Picks of the Year 2013

Tony and I have spent the past few weeks reading and rereading the best content from 2013 — trawling through the awards and the pieces we had squirreled away on folders on our desktop. It’s been a fabulous year in more ways than one, but the thing that is most astonishing to me, as a new member of the ABC community, is the quantity of truly excellent work on the site.

Over and over again I’ve come across poems that have stopped me in my tracks, or stories that I found myself running through again, a few hours, sometimes days, later on the train. So the reading and rereading has been a pleasure—the hard part was picking out the two pieces we'll draw your attention to here. But we did it — a poem and a story that just kept jumping out at us while we were talking. I can’t stress enough the quality of the work that’s been posted over the year, and the fact that these are, ultimatley, subjective choices — but they truly are stunning pieces and I hope you’ll take a minute to read them — or reread. Trust me, it’s worth it.

To start with, a poem that’s so visceral you’ll literally become aware of your flesh in a new way while reading it. The images are fresh and harsh and transporting. Bits of the text stuck with me and keep popping up wherever I go. I won't say more because it's the kind of reading you have to experience to understand. This year’s poem of the year is VeraClark’s ‘Little Red Lost’:

http://www.abctales.com/story/veraclark/little-red-lost

And picking a story was especially hard.

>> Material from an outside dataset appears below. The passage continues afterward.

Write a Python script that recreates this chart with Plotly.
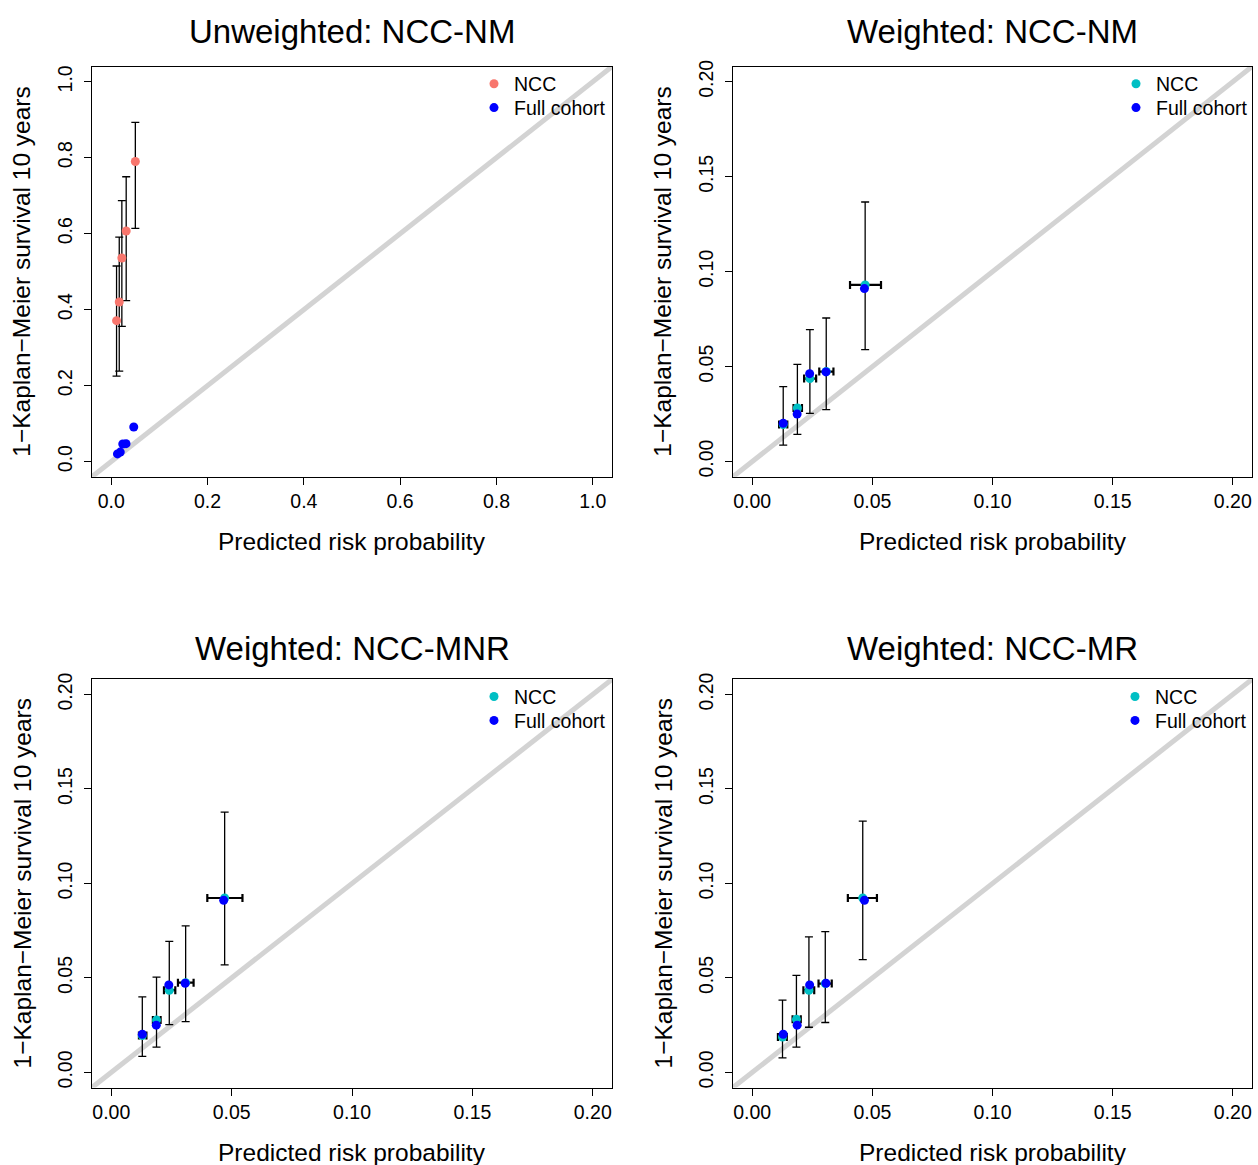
import plotly.graph_objects as go

# ---------------- data ----------------
# Full cohort (same in all panels)
fc_x = [0.0129, 0.0187, 0.0239, 0.0307, 0.0467]
fc_y = [0.0202, 0.0250, 0.0463, 0.0472, 0.0911]

# Panel 1: Unweighted NCC-NM
p1_x = [0.011, 0.0166, 0.022, 0.031, 0.050]
p1_y = [0.371, 0.420, 0.536, 0.607, 0.790]
p1_ylo = [0.225, 0.238, 0.356, 0.424, 0.614]
p1_yhi = [0.515, 0.591, 0.687, 0.750, 0.893]

# Panel 2: Weighted NCC-NM
p2_x = [0.0129, 0.0188, 0.0240, 0.0308, 0.0470]
p2_y = [0.0195, 0.0282, 0.0437, 0.0474, 0.0930]
p2_ylo = [0.0087, 0.0143, 0.0254, 0.0273, 0.0590]
p2_yhi = [0.0395, 0.0512, 0.0695, 0.0756, 0.1367]
p2_xlo = [0.0112, 0.0172, 0.0216, 0.0279, 0.0407]
p2_xhi = [0.0146, 0.0207, 0.0266, 0.0338, 0.0536]

# Panel 3: Weighted NCC-MNR
p3_x = [0.0129, 0.0188, 0.0241, 0.0309, 0.0471]
p3_y = [0.0195, 0.0277, 0.0435, 0.0475, 0.0923]
p3_ylo = [0.0085, 0.0134, 0.0253, 0.0269, 0.0569]
p3_yhi = [0.0400, 0.0504, 0.0693, 0.0775, 0.1377]
p3_xlo = [0.0115, 0.0173, 0.0219, 0.0277, 0.0399]
p3_xhi = [0.0146, 0.0205, 0.0266, 0.0342, 0.0545]

# Panel 4: Weighted NCC-MR
p4_x = [0.0126, 0.0184, 0.0236, 0.0304, 0.0460]
p4_y = [0.0187, 0.0281, 0.0435, 0.0470, 0.0923]
p4_ylo = [0.0077, 0.0134, 0.0239, 0.0264, 0.0597]
p4_yhi = [0.0382, 0.0513, 0.0717, 0.0745, 0.1330]
p4_xlo = [0.0107, 0.0168, 0.0213, 0.0276, 0.0398]
p4_xhi = [0.0144, 0.0202, 0.0258, 0.0331, 0.0519]

titles = ["Unweighted: NCC-NM", "Weighted: NCC-NM", "Weighted: NCC-MNR", "Weighted: NCC-MR"]
x_label = "Predicted risk probability"
y_label = "1\u2212Kaplan\u2212Meier survival 10 years"
legend_labels = ["NCC", "Full cohort"]

# ---------------- layout geometry ----------------
W, H = 1258, 1165
FONT = "Liberation Sans, Arial, Helvetica, sans-serif"
boxes = [  # (left, right, top, bottom) in px
    (92, 612, 60, 473),
    (733, 1252, 60, 473),
    (92, 612, 677, 1088),
    (733, 1252, 677, 1088),
]
title_offset = [35, 35, 31, 31]
legend_marker_x = [494, 1136, 494, 1135]

fig = go.Figure()

panels = [
    dict(x=p1_x, y=p1_y, ylo=p1_ylo, yhi=p1_yhi, xlo=None, xhi=None, col="#F8766D",
         rng=[-0.04, 1.04], dtick=0.2, fmt=".1f"),
    dict(x=p2_x, y=p2_y, ylo=p2_ylo, yhi=p2_yhi, xlo=p2_xlo, xhi=p2_xhi, col="#00BFC4",
         rng=[-0.008, 0.208], dtick=0.05, fmt=".2f"),
    dict(x=p3_x, y=p3_y, ylo=p3_ylo, yhi=p3_yhi, xlo=p3_xlo, xhi=p3_xhi, col="#00BFC4",
         rng=[-0.008, 0.208], dtick=0.05, fmt=".2f"),
    dict(x=p4_x, y=p4_y, ylo=p4_ylo, yhi=p4_yhi, xlo=p4_xlo, xhi=p4_xhi, col="#00BFC4",
         rng=[-0.008, 0.208], dtick=0.05, fmt=".2f"),
]

annotations = []
layout_axes = {}
legends = {}

for i, p in enumerate(panels):
    k = "" if i == 0 else str(i + 1)
    xa, ya = "x" + k, "y" + k
    lg_a = "legend" + ("" if i == 0 else str(2 * i + 1))
    lg_b = "legend" + str(2 * i + 2)
    l, r, t, b = boxes[i]

    # diagonal reference line
    fig.add_trace(go.Scatter(x=[-1, 2], y=[-1, 2], mode="lines",
                             line=dict(color="#D3D3D3", width=5),
                             xaxis=xa, yaxis=ya, showlegend=False, hoverinfo="skip"))

    err_y = dict(type="data", symmetric=False,
                 array=[hi - v for hi, v in zip(p["yhi"], p["y"])],
                 arrayminus=[v - lo for lo, v in zip(p["ylo"], p["y"])],
                 color="black", thickness=1.3, width=4)
    err_x = None
    if p["xlo"] is not None:
        err_x = dict(type="data", symmetric=False,
                     array=[hi - v for hi, v in zip(p["xhi"], p["x"])],
                     arrayminus=[v - lo for lo, v in zip(p["xlo"], p["x"])],
                     color="black", thickness=2.2, width=4)

    fig.add_trace(go.Scatter(x=p["x"], y=p["y"], mode="markers",
                             marker=dict(color=p["col"], size=9),
                             error_y=err_y, error_x=err_x,
                             name=legend_labels[0], legend=lg_a,
                             xaxis=xa, yaxis=ya))
    fig.add_trace(go.Scatter(x=fc_x, y=fc_y, mode="markers",
                             marker=dict(color="#0000FF", size=9),
                             name=legend_labels[1], legend=lg_b,
                             xaxis=xa, yaxis=ya))

    axis_common = dict(range=p["rng"], dtick=p["dtick"], tick0=0, tickformat=p["fmt"],
                       showline=True, linecolor="black", linewidth=1, mirror=True,
                       ticks="outside", ticklen=7, tickcolor="black", tickwidth=1,
                       showgrid=False, zeroline=False,
                       tickfont=dict(family=FONT, size=19.5, color="black"))
    layout_axes["xaxis" + k] = dict(axis_common, domain=[l / W, r / W], anchor=ya)
    layout_axes["yaxis" + k] = dict(axis_common, domain=[1 - b / H, 1 - t / H], anchor=xa,
                                    tickangle=-90, ticklabelstandoff=4)

    cx = (l + r) / 2
    cy = (t + b) / 2
    annotations.append(dict(text=titles[i], x=cx / W, y=1 - (t - title_offset[i]) / H,
                            xref="paper", yref="paper",
                            showarrow=False, xanchor="center", yanchor="middle",
                            font=dict(family=FONT, size=33, color="black")))
    annotations.append(dict(text=x_label, x=cx / W, y=1 - (b + 65) / H, xref="paper", yref="paper",
                            showarrow=False, xanchor="center", yanchor="middle",
                            font=dict(family=FONT, size=24.5, color="black")))
    annotations.append(dict(text=y_label, x=(l - 70) / W, y=1 - cy / H, xref="paper", yref="paper",
                            showarrow=False, xanchor="center", yanchor="middle", textangle=-90,
                            font=dict(family=FONT, size=24.5, color="black")))
    for j, lg in enumerate([lg_a, lg_b]):
        row_y = t + 24 + 24 * j
        legends[lg] = dict(x=(legend_marker_x[i] - 20) / W, y=1 - (row_y - 26) / H,
                           xanchor="left", yanchor="top",
                           bgcolor="rgba(0,0,0,0)", borderwidth=0, itemwidth=30,
                           font=dict(family=FONT, size=19.5, color="black"))

fig.update_layout(width=W, height=H, margin=dict(l=0, r=0, t=0, b=0),
                  plot_bgcolor="white", paper_bgcolor="white",
                  annotations=annotations, showlegend=True,
                  **layout_axes, **legends)

fig.write_html("out.html", config={"displayModeBar": False},
               post_script="document.body.style.margin='0px';")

But one seemed to combine everything — a narrative sharpness, wit and Kafkaesque sensibility, along with rich imagery and description, and yet an immaculately concision at the same time. This is a modern parable that sprouts slowly, and that never quite loses its surreal edge, even as you begin to understand what the narrator’s talking about. The story is all the more effective for this slowly, carefully crafted progression — it keeps you just far enough on the back foot to take it as seriously as it demands to be taken.  Our story of the year is John Shade’s ‘Clingers’:

http://www.abctales.com/story/johnshade/clingers

Read and enjoy. It’s been an incredible year, and I can only hope 2014 will be as rich and rewarding for ABC.